DER FALL PAPON: UNBEWÄLTIGTE VERGANGENHEIT AUF FRANZÖSISCH
: Die Empörung kommt zu spät

Als „Generalsekretär für Judenfragen“ in der Präfektur der Gironde organisierte Maurice Papon einst von seinem Schreibtisch in Bordeaux aus die Deportation von mindestens 1.645 Menschen in die Todeslager des NS-Regimes. Als Polizeipräfekt von Paris war er Jahre später für die Repression gegen eine Demonstration verantwortlich, bei der hunderte von Algeriern erschlagen wurden. Für Ersteres wurde er, wenngleich mit einer Verspätung von mehr als einem halben Jahrhundert, als Komplize bei Verbrechen gegen die Menschlichkeit verurteilt. Für Letzteres kam er nie vor Gericht.

Papon hatte wahrlich keinen Orden verdient – schon gar nicht die Légion d’Honneur, in deren Name das Wort „Ehre“ vorkommt. Aber als General de Gaulle ihm 1961 ihm diese Medaille anheftete, war der Lebenslauf von Papon bekannt. Genau wie in den Siebzigerjahren, als Giscard d’Estaing ihn zu seinem Haushaltsminister ernannte.

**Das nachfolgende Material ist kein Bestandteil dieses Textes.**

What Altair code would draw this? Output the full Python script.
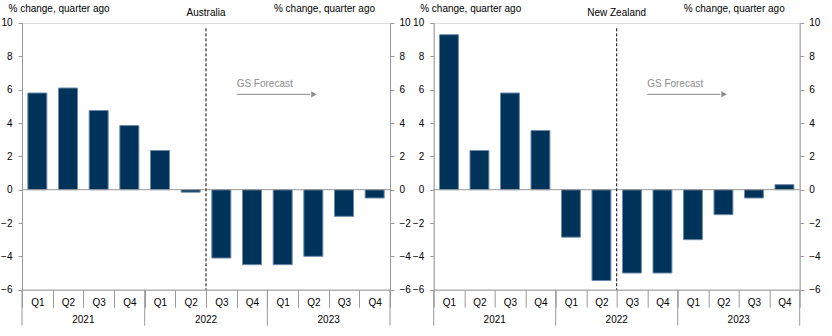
import altair as alt
import pandas as pd

# ---- data -------------------------------------------------------------
quarters = ["Q1", "Q2", "Q3", "Q4"]
years = ["2021", "2022", "2023"]
periods = [f"{q} {y}" for y in years for q in quarters]

au_values = [5.8, 6.1, 4.75, 3.85, 2.35, -0.15, -4.1, -4.5, -4.5, -4.0, -1.6, -0.5]
nz_values = [9.3, 2.35, 5.8, 3.55, -2.85, -5.45, -5.0, -5.0, -3.0, -1.5, -0.5, 0.3]

panel_titles = ["Australia", "New Zealand"]
axis_title = "% change, quarter ago"
y_ticks = [-6, -4, -2, 0, 2, 4, 6, 8, 10]
y_domain = [-6, 10]
forecast_start = "Q3 2022"
forecast_label = "GS Forecast"
forecast_text_at = "Q4 2022"
forecast_arrow_end = "Q2 2023"
forecast_text_y = 6.36
forecast_arrow_y = 5.72
divider_top = 9.68

# ---- style ------------------------------------------------------------
BAR = "#003359"
EDGE = "#6d8bab"
GREY = "#9a9a9a"
TXT_GREY = "#8c8c8c"
FONT = "Liberation Sans"
H = 266.7
WIDTHS = [368, 366]

yscale = alt.Scale(domain=y_domain, nice=False, zero=False)

xaxis = alt.Axis(
    labelExpr="test(/^Q/, datum.value) ? split(datum.value, ' ')[0] : ''",
    tickBand="extent",
    tickSize=17.5,
    tickColor=GREY,
    domainColor=GREY,
    labelAngle=0,
    labelBaseline="middle",
    labelPadding=-5,
    labelFontSize=10,
    labelColor="black",
    title=None,
)


def xenc(field, bp=None):
    kw = dict(
        type="nominal",
        sort=periods,
        scale=alt.Scale(domain=periods, paddingInner=0, paddingOuter=0),
        axis=xaxis,
        title=None,
    )
    if bp is not None:
        kw["bandPosition"] = bp
    return alt.X(field, **kw)


def yaxis(orient, title_x, title_align, label_pad):
    return alt.Axis(
        orient=orient,
        values=y_ticks,
        title=axis_title,
        titleAngle=0,
        titleAlign=title_align,
        titleBaseline="middle",
        titleX=title_x,
        titleY=-14.4,
        titleFontSize=10,
        titleFontWeight="normal",
        titleColor="black",
        tickSize=4,
        tickColor=GREY,
        domainColor=GREY,
        labelPadding=label_pad,
        labelFontSize=10,
        labelColor="black",
        grid=False,
    )


def panel(title, values, width):
    df = pd.DataFrame({"period": periods, "value": values})

    bars = alt.Chart(df).mark_bar(
        width=alt.RelativeBandSize(0.62), fill=BAR, stroke=EDGE, strokeWidth=1
    ).encode(
        x=xenc("period:N"),
        y=alt.Y("value:Q", scale=yscale, axis=yaxis("left", -14, "left", 6)),
    )
    right = alt.Chart(df).mark_bar(opacity=0).encode(
        x=xenc("period:N"),
        y=alt.Y("value:Q", scale=yscale, axis=yaxis("right", -15.5, "right", 5)),
    )
    zero = alt.Chart(pd.DataFrame({"v": [0]})).mark_rule(
        color=GREY, strokeWidth=1
    ).encode(y=alt.Y("v:Q", scale=yscale, axis=None))

    vline = alt.Chart(
        pd.DataFrame({"period": [forecast_start], "top": [divider_top], "bottom": [y_domain[0]]})
    ).mark_rule(color="black", strokeDash=[3, 2], strokeWidth=1).encode(
        x=xenc("period:N", 0),
        y=alt.Y("top:Q", scale=yscale, axis=None),
        y2="bottom:Q",
    )

    sep = alt.Chart(pd.DataFrame({"period": [f"Q1 {y}" for y in years]})).mark_rule(
        color=GREY, strokeWidth=1
    ).encode(x=xenc("period:N", 0), y=alt.value(H), y2=alt.value(H + 36))
    sep_end = alt.Chart(pd.DataFrame({"period": [periods[-1]]})).mark_rule(
        color=GREY, strokeWidth=1
    ).encode(x=xenc("period:N", 1), y=alt.value(H), y2=alt.value(H + 36))

    year_lbl = alt.Chart(
        pd.DataFrame({"period": [f"Q2 {y}" for y in years], "year": years})
    ).mark_text(fontSize=10, baseline="middle", color="black").encode(
        x=xenc("period:N", 1), y=alt.value(H + 30), text="year:N"
    )

    gs = alt.Chart(
        pd.DataFrame({"period": [forecast_text_at], "y": [forecast_text_y], "t": [forecast_label]})
    ).mark_text(align="left", baseline="middle", fontSize=10, color=TXT_GREY).encode(
        x=xenc("period:N", 0), y=alt.Y("y:Q", scale=yscale, axis=None), text="t:N"
    )
    arrow = alt.Chart(
        pd.DataFrame({"period": [forecast_text_at], "end": [forecast_arrow_end], "y": [forecast_arrow_y]})
    ).mark_rule(color=TXT_GREY, strokeWidth=1).encode(
        x=xenc("period:N", 0),
        x2=alt.X2("end:N", bandPosition=0.4),
        y=alt.Y("y:Q", scale=yscale, axis=None),
    )
    head = alt.Chart(
        pd.DataFrame({"period": [forecast_arrow_end], "y": [forecast_arrow_y]})
    ).mark_point(shape="triangle-right", filled=True, size=40, color=TXT_GREY, opacity=1).encode(
        x=xenc("period:N", 0.52), y=alt.Y("y:Q", scale=yscale, axis=None)
    )

    ttl = alt.Chart(pd.DataFrame({"t": [title]})).mark_text(
        fontSize=10, baseline="middle", color="black"
    ).encode(x=alt.value(width / 2), y=alt.value(-10), text="t:N")

    return (
        alt.layer(bars, right, zero, vline, sep, sep_end, year_lbl, gs, arrow, head, ttl)
        .resolve_axis(y="independent")
        .properties(width=width, height=H)
    )


chart = (
    alt.hconcat(
        panel(panel_titles[0], au_values, WIDTHS[0]),
        panel(panel_titles[1], nz_values, WIDTHS[1]),
        spacing=43.7,
        bounds="flush",
    )
    .properties(padding={"left": 0, "top": 3, "right": 5, "bottom": 5})
    .configure_view(stroke=None)
    .configure(font=FONT)
)

chart.save("out.html", embed_options={"renderer": "svg", "actions": False})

Dass Papon seine Auszeichnung nun für alle sichtbar mit ins Grab genommen hat, hat in Paris Empörung ausgelöst. Doch ihr ist etwas Heuchlerisches eigen. Denn der Fall Papon ist ein Beispiel für französische Kontinuitäten. Seine Tätigkeit war ja nie klandestin, und seine Opfer haben immer wieder versucht, sich Gehör zu verschaffen. Deshalb kann niemand in der französischen Spitze behaupten, er habe nichts von seiner Rolle bei der Deportation der Juden gewusst. Doch als Papon seine Auszeichnung von General de Gaulle erhielt, galt es noch als Staatsräson, all jenes zu verdrängen, das an die französische Kollaboration auf allerhöchsten Ebenen erinnern konnte.

Diese Haltung galt bis zum Ende des zweiten Mandats von Mitterrand. Auch der sozialistische Präsident hatte einst seine Karriere als – freilich kleiner – Beamter von Vichy begonnen. Erst Chirac war es, der 1995 eine französische Mitverantwortung für die Deportationen hatte. Und erst danach setzte die – späte – Abrechnung mit Vichy ein. An die dunklen Kapitel des algerischen Unabhängigkeitskrieges hingegen wagt sich das offizielle Frankreich bis heute nur zaghaft heran.